The top cars in the Spec Miata field are within half a second of the unofficial track record, which sits at 2:44.35. If the cooler weather prevails over the weekend, there’s a good chance the record could be broken. Federl said he needs to improve his lap time by a half second to win the Spec Miata class.

“A half a second is really not that much,” Federl said. “You do a minor setup change and that can be the difference between fifth and first.”

Patrick Kroll, NASA Great Lakes

Patrick Kroll, a Super Touring 4 driver, stands next to his black racecar under a red canopy.

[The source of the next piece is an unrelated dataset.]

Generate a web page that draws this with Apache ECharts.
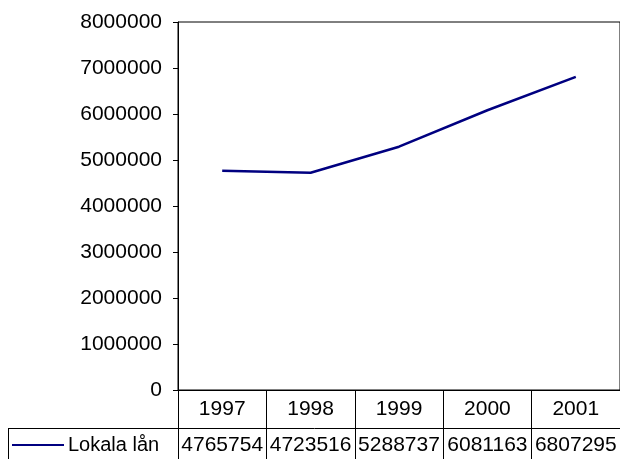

One thing Patrick Kroll has learned from competing in now his sixth NASA National Championships is that the event is an endurance test. Kroll doesn’t overthink it. In Super Touring 4, he treats practice sessions as just that —practice.

“You don’t want to go out and practice and run ten-tenths and break something or overwork something,” said Kroll, who runs in the NASA Great Lakes Region. “As a driver, it’s a good time to explore the curves here and there, see how the car reacts over it and just get settled in for the weekend.”

On a track such as Ozarks International Raceway, Kroll suggests new drivers take the course slow and gradually build up speed. “When you learn to drive, you don’t go out there and think you’re Max Verstappen,” Kroll said. “You can’t go out with that mentality.”

Kroll said he picks spots on the track during his practice sessions to test his brake zones, making sure there is adequate runoff.

“I’m not going to try it where I don’t have runoff,” he said. “If I go long in one corner, I know the limit and I learn from that.”

Kroll is also playing the horsepower game with his BMW M3. The team put the car on the dyno before attending the NASA National Championships, but don’t plan to do a dyno test over the weekend. The BMW’s engine hasn’t been touched since it was built, so the team knows the power output.

“We tend to run a few percent of our horsepower target under what we actually classify as in the regulations,” Kroll said. “If we get dynoed and it’s a good dyno day, we push a little extra horsepower and we’re not busting.”